Thanks for providing the routingmanager logs! The issue you saw in logs related to Ingresses was due to our latest release yesterday. We released a mitigation as this impacted other users as well (https://github.com/microsoft/mindaro/issues/137). However, I suspect that the initial issue you encountered might have been different, as it appeared before the release. Could you please reproduce the issue and retrieve the logs for the routing manager again?

Thanks for your help understanding this!

l0stmylife commented 3 years ago

Hi Daniv.

It seems the latest update fixed the issue and brdige is working correctly again and we can no longer reproduce the issue.

We still have a lot of ingress resources that are left over and they don't seem to disapear after ending a debugging session. Is it safe for me to manually delete these?

daniv-msft commented 3 years ago

Thanks for your reply! We are indeed aware of a bug where cloned ingresses remain in the cluster when the routing manager encounters a crash. It's safe to remove these ingresses when you don't debug anymore. We are working on improving our cleanup mechanism to fix this.

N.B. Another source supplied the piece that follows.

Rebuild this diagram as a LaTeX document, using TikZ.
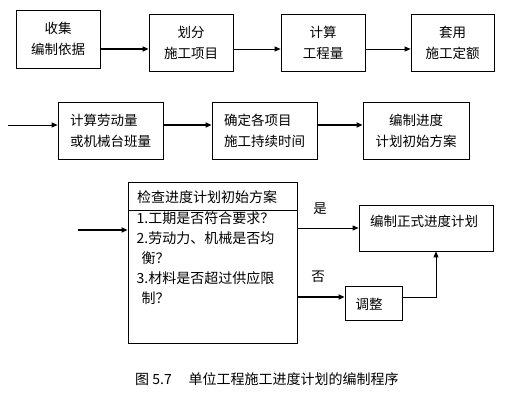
\documentclass[tikz,border=0pt]{standalone}
\usepackage{fontspec}
\setmainfont{Noto Sans CJK SC}
\usetikzlibrary{arrows.meta}
\begin{document}
\begin{tikzpicture}[x=1pt,y=-1pt,
  every node/.style={font=\fontsize{13.5}{21}\selectfont, inner sep=0pt},
  box/.style={draw, line width=0.8pt, minimum width=#1},
  thinarr/.style={line width=0.8pt, -{Triangle[length=6pt,width=5pt]}},
  thickarr/.style={line width=1.5pt, -{Triangle[length=6pt,width=5pt]}},
  plain/.style={line width=0.8pt}]
\fill[white] (0,0) rectangle (511,419);
\useasboundingbox (0,0) rectangle (511,419);
% row 1
\node[box=84pt, minimum height=58pt, align=center] (b1) at (58,39) {收集\\编制依据};
\node[box=84pt, minimum height=57pt, align=center] (b2) at (191,42.5) {划分\\施工项目};
\node[box=84pt, minimum height=57pt, align=center] (b3) at (323,42.5) {计算\\工程量};
\node[box=83pt, minimum height=57pt, align=center] (b4) at (452.5,42.5) {套用\\施工定额};
\coordinate (r1) at (0,49);
\draw[thickarr] (b1.east |- r1) -- (b2.west |- r1);
\draw[thinarr] (b2.east |- r1) -- (b3.west |- r1);
\draw[thinarr] (b3.east |- r1) -- (b4.west |- r1);
% row 2
\node[box=105pt, minimum height=57pt, align=left] (b5) at (110.5,130.5) {计算劳动量\\或机械台班量};
\node[box=105pt, minimum height=57pt, align=left] (b6) at (264.5,130.5) {确定各项目\\施工持续时间};
\node[box=106pt, minimum height=57pt, align=center] (b7) at (416,130.5) {编制进度\\计划初始方案};
\coordinate (r2) at (0,125);
\coordinate (in2) at (8,125);
\draw[thinarr] (in2) -- (b5.west |- r2);
\draw[thickarr] (b5.east |- r2) -- (b6.west |- r2);
\draw[thickarr] (b6.east |- r2) -- (b7.west |- r2);
% row 3
\node[box=169pt, minimum height=161pt] (big) at (212.5,262.5) {};
\coordinate (hl) at (0,210);
\draw[plain] (big.west |- hl) -- (big.east |- hl);
\node[anchor=west, font=\fontsize{14}{20}\selectfont] (head) at (137,197) {检查进度计划初始方案};
\node[anchor=north west, align=left, font=\fontsize{14}{20}\selectfont] (list) at (136.5,211)
  {1.工期是否符合要求？\\2.劳动力、机械是否均\\\hspace{5pt}衡？\\3.材料是否超过供应限\\\hspace{5pt}制？};
\coordinate (in3) at (78,230);
\draw[thickarr] (in3) -- (big.west |- in3);
\node[box=134pt, minimum height=46pt] (final) at (426,228) {};
\node (finaltext) at (424,221) {编制正式进度计划};
\node[box=57pt, minimum height=34pt] (adj) at (373.5,303) {};
\node (adjtext) at (369,304) {调整};
\draw[thinarr] (big.east |- final.west) -- (final.west);
\node (yes) at (320,209) {是};
\node (no) at (318,277) {否};
\coordinate (noy) at (0,297);
\coordinate (upx) at (436,0);
\draw[thickarr] (big.east |- noy) -- (adj.west |- noy);
\draw[thinarr] (adj.east |- noy) -| (upx |- final.south);
% caption
\node[anchor=west, font=\fontsize{14}{20}\selectfont] (cap) at (135,379) {图 5.7\hspace{1.2em}单位工程施工进度计划的编制程序};
\end{tikzpicture}
\end{document}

l0stmylife commented 3 years ago

Hello @daniv-msft we are once again experiencing this issue.

I'm attaching two log folders from two engineers and the pod logs as well.

routingmanagerlogs.txt B2K Logs.zip B2K logs.zip

amsoedal commented 3 years ago

@l0stmylife thank you for reporting this. We'll need the subject matter expert to have a look when she gets online later today. One of us will reply on this thread as soon as we have an update. Thanks!

daniv-msft commented 3 years ago

@l0stmylife We have released the fix for this. As this is a component on our side, you won't need to update your binaries to get the fix. Could you please validate it works for you now? Apologies for the issue.

l0stmylife commented 3 years ago

@daniv-msft Hey Daniv it seems this issue is still happening.

daniv-msft commented 3 years ago

Thanks @l0stmylife, this one is trickier than we expected. We're looking into this, and will report on this issue when we have a fix. Adding @pragyamehta who is looking into this on our side.

pragyamehta commented 3 years ago

Hi @l0stmylife can you try the scenario again?

l0stmylife commented 3 years ago

Hi @pragyamehta the issue seems resolved on our end now.